The Polaris Project can serve as a hub for information about the fight against human trafficking- research, legislation, current updates, and more. They aim to tackle the underlying causes of trafficking worldwide. 

This hotline will connect callers with specially trained Anti-Trafficking Advocates, in more than 200 languages. The website provides resources as well as information on what to do in an emergency situation.

NTSA's mission is to enhance access to services and care for survivors of human trafficking. They serve as a middleman- providing resources to programs, referring survivors to residential shelters, and prioritizing accountability and trauma-informed approaches. If you are a survivor looking for a residential service provider you can work with the NTSA for a referral to suitable resources. 

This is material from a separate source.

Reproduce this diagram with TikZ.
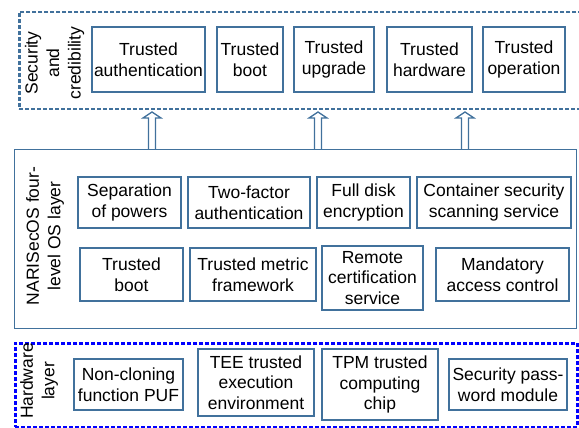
\documentclass[tikz,border=0pt]{standalone}
\usepackage{fontspec}
\setmainfont{Liberation Sans}
\definecolor{steel}{RGB}{65,113,156}
\definecolor{hwblue}{RGB}{0,0,255}

\begin{document}
\begin{tikzpicture}[x=1pt,y=-1pt]

  \useasboundingbox (0,0) rectangle (579,428);

  % node styles
  \tikzstyle{Box}=[
  draw=steel,
  line width=1.3pt,
  shape=rectangle,
  align=center,
  inner sep=0pt,
  font=\fontsize{17.5}{20.7}\selectfont]

  \tikzstyle{Frame}=[shape=rectangle,inner sep=0pt,anchor=north west]

  \tikzstyle{Label}=[rotate=90,align=center,font=\fontsize{17.5}{21.5}\selectfont]

  \tikzstyle{Arrow}=[draw=steel,line width=1.3pt,line join=miter]

  % layer frames
  \node[Frame,draw=steel,line width=2.5pt,dash pattern=on 4pt off 2pt,
        minimum width=563,minimum height=97] (sec) at (18,11) {};
  \node[Frame,draw=steel,line width=1.3pt,
        minimum width=562,minimum height=179] (os) at (14,149) {};
  \node[Frame,draw=hwblue,line width=2.5pt,dash pattern=on 4pt off 2pt,
        minimum width=562,minimum height=84] (hw) at (14,342) {};

  \node[Label] (SecL) at (54.5,63)  {Security\\and\\credibility};
  \node[Label] (OsL)  at (45,236)   {NARISecOS four-\\level OS layer};
  \node[Label] (HwL)  at (39,381)   {Hardware\\layer};

  % security and credibility
  \node[Box,minimum width=113,minimum height=65] (T1) at (148.5,59.5) {Trusted\\authentication};
  \node[Box,minimum width=66, minimum height=65] (T2) at (250,59.5)   {Trusted\\boot};
  \node[Box,minimum width=80, minimum height=65] (T3) at (334,59.5)   {Trusted\\upgrade};
  \node[Box,minimum width=85, minimum height=65] (T4) at (429.5,59.5) {Trusted\\hardware};
  \node[Box,minimum width=82, minimum height=65] (T5) at (524,59.5)   {Trusted\\operation};

  % OS layer
  \node[Box,minimum width=103,minimum height=51] (O1) at (129.5,202.5) {Separation\\of powers};
  \node[Box,minimum width=122,minimum height=51] (O2) at (249,202.5)   {Two-factor\\authentication};
  \node[Box,minimum width=93, minimum height=51] (O3) at (363.5,202.5) {Full disk\\encryption};
  \node[Box,minimum width=154,minimum height=51] (O4) at (494,202.5)   {Container security\\scanning service};

  \node[Box,minimum width=103,minimum height=53] (O5) at (131.5,274.5) {Trusted\\boot};
  \node[Box,minimum width=126,minimum height=53] (O6) at (253,274.5)   {Trusted metric\\framework};
  \node[Box,minimum width=101,minimum height=64] (O7) at (372.5,278)   {Remote\\certification\\service};
  \node[Box,minimum width=133,minimum height=53] (O8) at (502.5,274.5) {Mandatory\\access control};

  % hardware layer
  \node[Box,minimum width=109,minimum height=51] (H1) at (128.5,384.5) {Non-cloning\\function PUF};
  \node[Box,minimum width=116,minimum height=67] (H2) at (256,382.5)   {TEE trusted\\execution\\environment};
  \node[Box,minimum width=116,minimum height=71] (H3) at (380,384.5)   {TPM trusted\\computing\\chip};
  \node[Box,minimum width=118,minimum height=51] (H4) at (508,384.5)   {Security pass-\\word module};

  % arrows up to the top layer
  \coordinate (P1) at (152,0);
  \coordinate (P2) at (318,0);
  \coordinate (P3) at (465,0);

  \draw[Arrow] (os.north -| P1) ++(-3.5,0) -- ++(0,-31) -- ++(-5.5,0) -- ++(9,-6) -- ++(9,6) -- ++(-5.5,0) -- ++(0,31);
  \draw[Arrow] (os.north -| P2) ++(-3.5,0) -- ++(0,-31) -- ++(-5.5,0) -- ++(9,-6) -- ++(9,6) -- ++(-5.5,0) -- ++(0,31);
  \draw[Arrow] (os.north -| P3) ++(-3.5,0) -- ++(0,-31) -- ++(-5.5,0) -- ++(9,-6) -- ++(9,6) -- ++(-5.5,0) -- ++(0,31);

\end{tikzpicture}
\end{document}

The Alliance is a network of survivors of slavery or human trafficking- members can learn, attend online trainings, join a (secure) digital town square, and more- all with the end goal of survivors helping survivors stop trafficking.

This network of healthcare professionals offers trainings and resources to learn about how healthcare workers can work to recognize and respond to trafficking cases. The organization also supports research and advocacy efforts. 

Freedom Collaborative is an online platform to facilitate collaboration between organizations, agencies, and individuals working to end human trafficking with a focus on Asia. Their website offers a wealth of information and we especially enjoy their free weekly newsletter that highlights news related to combatting human trafficking around the world. 


Sabra Boyd has created a document with links to films that are approved by survivors of human trafficking. This document also provides a brief description of themes present in each of the films.